Keep Posts Short, But Not Empty
Short posts work on social media. But short does not mean vague. Technical content can be brief and still useful.
- Start with a single point: Each post should teach one idea. Not three. Not five. One. This improves clarity and engagement.
- Add one supporting detail: After the core point, add a reason or example. That extra line makes the post feel real.
- Finish with a natural question: Do not force engagement. Ask a question that a real operator would answer. The tone should feel conversational.
Make A Simple Content Planning Table
A table helps keep content balanced. It prevents every post from sounding the same.

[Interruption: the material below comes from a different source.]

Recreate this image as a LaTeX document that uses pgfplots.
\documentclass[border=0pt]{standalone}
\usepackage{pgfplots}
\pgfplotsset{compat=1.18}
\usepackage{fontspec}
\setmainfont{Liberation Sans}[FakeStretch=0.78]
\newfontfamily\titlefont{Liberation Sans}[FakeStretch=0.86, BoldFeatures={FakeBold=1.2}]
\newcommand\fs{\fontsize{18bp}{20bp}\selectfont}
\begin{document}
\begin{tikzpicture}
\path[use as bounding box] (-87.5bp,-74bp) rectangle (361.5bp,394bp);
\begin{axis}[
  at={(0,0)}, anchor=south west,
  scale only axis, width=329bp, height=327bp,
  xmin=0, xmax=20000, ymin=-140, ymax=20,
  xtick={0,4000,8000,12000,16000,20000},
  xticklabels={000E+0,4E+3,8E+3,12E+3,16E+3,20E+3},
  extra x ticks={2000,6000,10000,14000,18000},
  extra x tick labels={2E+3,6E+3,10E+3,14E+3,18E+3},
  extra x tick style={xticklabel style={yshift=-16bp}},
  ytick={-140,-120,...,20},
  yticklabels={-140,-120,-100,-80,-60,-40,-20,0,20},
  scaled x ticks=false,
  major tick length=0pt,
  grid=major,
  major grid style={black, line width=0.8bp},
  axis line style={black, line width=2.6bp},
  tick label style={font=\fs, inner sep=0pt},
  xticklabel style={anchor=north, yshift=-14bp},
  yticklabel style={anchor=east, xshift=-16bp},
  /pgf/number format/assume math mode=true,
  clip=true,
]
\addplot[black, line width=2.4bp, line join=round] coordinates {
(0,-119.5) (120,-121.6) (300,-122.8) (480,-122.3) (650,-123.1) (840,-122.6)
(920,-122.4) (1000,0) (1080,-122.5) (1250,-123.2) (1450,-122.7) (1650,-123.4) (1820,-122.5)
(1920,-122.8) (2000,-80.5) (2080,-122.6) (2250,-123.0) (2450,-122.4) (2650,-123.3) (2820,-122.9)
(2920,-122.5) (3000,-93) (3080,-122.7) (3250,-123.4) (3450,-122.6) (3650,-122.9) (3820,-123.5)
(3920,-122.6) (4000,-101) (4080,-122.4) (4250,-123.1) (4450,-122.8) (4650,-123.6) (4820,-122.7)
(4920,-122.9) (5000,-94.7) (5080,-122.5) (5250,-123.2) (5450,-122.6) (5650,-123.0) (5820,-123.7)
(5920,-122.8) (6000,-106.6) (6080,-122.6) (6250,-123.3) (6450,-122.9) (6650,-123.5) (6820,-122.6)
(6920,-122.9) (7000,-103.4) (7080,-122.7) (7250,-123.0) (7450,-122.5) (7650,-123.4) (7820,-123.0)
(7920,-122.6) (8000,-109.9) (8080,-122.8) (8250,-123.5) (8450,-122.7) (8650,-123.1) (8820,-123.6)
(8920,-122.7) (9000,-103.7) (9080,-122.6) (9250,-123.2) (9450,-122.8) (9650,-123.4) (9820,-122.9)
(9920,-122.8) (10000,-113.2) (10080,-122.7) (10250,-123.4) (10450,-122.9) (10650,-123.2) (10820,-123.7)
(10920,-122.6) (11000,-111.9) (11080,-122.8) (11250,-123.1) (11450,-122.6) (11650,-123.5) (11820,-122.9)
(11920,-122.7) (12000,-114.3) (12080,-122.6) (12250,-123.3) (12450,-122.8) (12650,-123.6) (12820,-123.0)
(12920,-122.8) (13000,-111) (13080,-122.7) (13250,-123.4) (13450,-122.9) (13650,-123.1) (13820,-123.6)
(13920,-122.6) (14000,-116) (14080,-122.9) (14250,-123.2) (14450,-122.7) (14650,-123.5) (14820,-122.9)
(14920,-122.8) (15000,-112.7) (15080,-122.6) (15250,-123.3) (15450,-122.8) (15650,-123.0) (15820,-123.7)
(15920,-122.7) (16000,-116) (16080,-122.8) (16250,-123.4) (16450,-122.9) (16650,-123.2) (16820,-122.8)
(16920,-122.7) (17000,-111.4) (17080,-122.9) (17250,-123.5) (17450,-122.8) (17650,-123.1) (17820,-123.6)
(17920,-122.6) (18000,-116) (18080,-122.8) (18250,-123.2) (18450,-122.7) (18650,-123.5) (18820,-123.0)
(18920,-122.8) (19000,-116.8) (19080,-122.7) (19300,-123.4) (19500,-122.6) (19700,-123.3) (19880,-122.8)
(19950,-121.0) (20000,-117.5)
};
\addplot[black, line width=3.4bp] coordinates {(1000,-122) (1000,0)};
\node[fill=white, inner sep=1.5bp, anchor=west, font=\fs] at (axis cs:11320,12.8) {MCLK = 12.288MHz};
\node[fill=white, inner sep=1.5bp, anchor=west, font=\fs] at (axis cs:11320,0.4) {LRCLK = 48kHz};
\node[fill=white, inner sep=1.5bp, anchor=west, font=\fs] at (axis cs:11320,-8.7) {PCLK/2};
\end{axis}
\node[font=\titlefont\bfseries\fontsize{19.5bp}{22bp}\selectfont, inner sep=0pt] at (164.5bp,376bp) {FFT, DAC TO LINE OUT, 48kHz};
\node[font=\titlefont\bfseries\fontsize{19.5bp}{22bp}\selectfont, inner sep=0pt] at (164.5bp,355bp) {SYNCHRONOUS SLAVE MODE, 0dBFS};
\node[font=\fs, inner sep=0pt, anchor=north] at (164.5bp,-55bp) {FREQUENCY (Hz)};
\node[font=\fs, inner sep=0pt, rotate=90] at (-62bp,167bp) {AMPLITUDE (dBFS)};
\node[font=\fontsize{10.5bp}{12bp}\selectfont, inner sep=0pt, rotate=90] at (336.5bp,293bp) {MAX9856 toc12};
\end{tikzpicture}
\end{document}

| Content Type | What it does | Example topic |
| Problem awareness | Highlights real-world friction | “Why wear shows up faster than expected” |
| Decision support | Helps buyers compare options | “When to choose option A vs option B” |
| Process transparency | Builds trust through behind-the-scenes | “What we check before shipping” |
| Field learning | Shares practical lessons | “What causes repeat failures” |
| Terminology clarity | Explains a term simply | “What ‘tolerance’ means in practice” |
This keeps content varied without becoming chaotic.
Train Your Voice
The goal is not to turn engineers into influencers. The goal is to capture expertise in a usable way.
- Use interviews instead of requests: Ask a technical person for five minutes of explanation. Then write the post for them. This keeps effort low and output high.

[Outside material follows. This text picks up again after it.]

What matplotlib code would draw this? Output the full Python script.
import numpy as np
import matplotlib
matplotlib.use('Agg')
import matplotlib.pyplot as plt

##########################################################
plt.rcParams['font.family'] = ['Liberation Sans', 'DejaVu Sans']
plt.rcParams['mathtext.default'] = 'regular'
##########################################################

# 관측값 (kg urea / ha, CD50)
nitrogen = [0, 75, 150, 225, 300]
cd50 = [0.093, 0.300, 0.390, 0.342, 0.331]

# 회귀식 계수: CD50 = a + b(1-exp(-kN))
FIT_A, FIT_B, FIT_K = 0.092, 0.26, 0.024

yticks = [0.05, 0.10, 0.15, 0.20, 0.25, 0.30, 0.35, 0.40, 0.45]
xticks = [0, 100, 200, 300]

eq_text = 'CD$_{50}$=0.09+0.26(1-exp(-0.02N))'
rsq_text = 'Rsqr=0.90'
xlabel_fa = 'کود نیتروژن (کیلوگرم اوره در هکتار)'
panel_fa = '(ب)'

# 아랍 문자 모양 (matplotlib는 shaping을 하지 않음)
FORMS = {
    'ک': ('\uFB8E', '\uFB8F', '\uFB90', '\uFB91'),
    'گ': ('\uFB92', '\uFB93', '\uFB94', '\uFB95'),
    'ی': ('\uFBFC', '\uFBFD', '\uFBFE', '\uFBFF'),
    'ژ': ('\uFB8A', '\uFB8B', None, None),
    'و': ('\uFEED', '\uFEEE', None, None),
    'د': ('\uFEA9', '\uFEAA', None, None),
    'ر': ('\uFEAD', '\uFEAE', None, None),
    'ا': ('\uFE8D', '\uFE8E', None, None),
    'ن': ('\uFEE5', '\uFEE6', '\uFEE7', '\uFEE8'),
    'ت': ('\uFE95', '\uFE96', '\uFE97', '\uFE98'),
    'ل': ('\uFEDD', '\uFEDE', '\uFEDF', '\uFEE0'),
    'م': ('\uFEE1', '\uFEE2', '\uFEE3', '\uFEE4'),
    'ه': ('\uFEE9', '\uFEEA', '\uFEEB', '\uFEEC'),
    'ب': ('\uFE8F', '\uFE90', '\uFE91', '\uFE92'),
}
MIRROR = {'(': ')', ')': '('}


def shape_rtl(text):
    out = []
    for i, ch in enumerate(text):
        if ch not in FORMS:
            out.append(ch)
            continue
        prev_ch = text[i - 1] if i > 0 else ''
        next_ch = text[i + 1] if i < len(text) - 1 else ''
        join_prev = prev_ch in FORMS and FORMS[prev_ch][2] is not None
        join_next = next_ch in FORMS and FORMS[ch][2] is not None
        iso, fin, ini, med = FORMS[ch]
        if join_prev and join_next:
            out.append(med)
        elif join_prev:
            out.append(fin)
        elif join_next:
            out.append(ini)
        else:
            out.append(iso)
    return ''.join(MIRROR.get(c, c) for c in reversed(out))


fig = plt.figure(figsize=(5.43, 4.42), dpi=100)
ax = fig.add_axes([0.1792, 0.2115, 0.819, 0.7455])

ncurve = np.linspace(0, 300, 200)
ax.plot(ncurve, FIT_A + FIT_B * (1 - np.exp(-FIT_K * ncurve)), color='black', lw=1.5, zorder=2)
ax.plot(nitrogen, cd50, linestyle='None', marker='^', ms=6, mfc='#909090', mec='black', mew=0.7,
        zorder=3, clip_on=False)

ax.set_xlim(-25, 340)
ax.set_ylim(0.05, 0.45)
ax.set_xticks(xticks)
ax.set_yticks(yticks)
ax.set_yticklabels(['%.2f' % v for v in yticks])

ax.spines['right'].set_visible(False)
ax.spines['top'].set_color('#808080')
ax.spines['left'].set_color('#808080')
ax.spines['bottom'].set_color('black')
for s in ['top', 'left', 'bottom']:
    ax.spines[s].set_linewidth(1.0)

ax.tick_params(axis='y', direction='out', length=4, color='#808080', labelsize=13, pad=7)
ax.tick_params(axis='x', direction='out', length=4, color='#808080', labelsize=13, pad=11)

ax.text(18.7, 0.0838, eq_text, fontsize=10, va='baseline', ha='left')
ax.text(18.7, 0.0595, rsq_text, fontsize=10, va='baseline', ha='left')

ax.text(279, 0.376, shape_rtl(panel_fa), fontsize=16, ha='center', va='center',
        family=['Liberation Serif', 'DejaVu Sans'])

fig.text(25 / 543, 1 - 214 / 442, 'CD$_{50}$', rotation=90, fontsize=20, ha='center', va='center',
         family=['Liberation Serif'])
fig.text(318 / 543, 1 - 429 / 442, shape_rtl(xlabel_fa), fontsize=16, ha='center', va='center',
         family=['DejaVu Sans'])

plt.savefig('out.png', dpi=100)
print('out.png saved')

- Keep approval simple: Decide who approves content and how. Too many layers slow everything down.
- Reuse core ideas across formats: A single idea can become a post, a short video, and a carousel. This expands output without inventing new topics.
Conclusion
Technical products can be engaging on social media. The issue is not the product. The issue is how it is framed.
Start with real problems. Translate features into outcomes. Show context, not just components. Build repeatable formats that feel human, not templated. When done well, your content stops looking like a brochure and starts feeling like useful industry insight.
That is how technical brands build attention that lasts.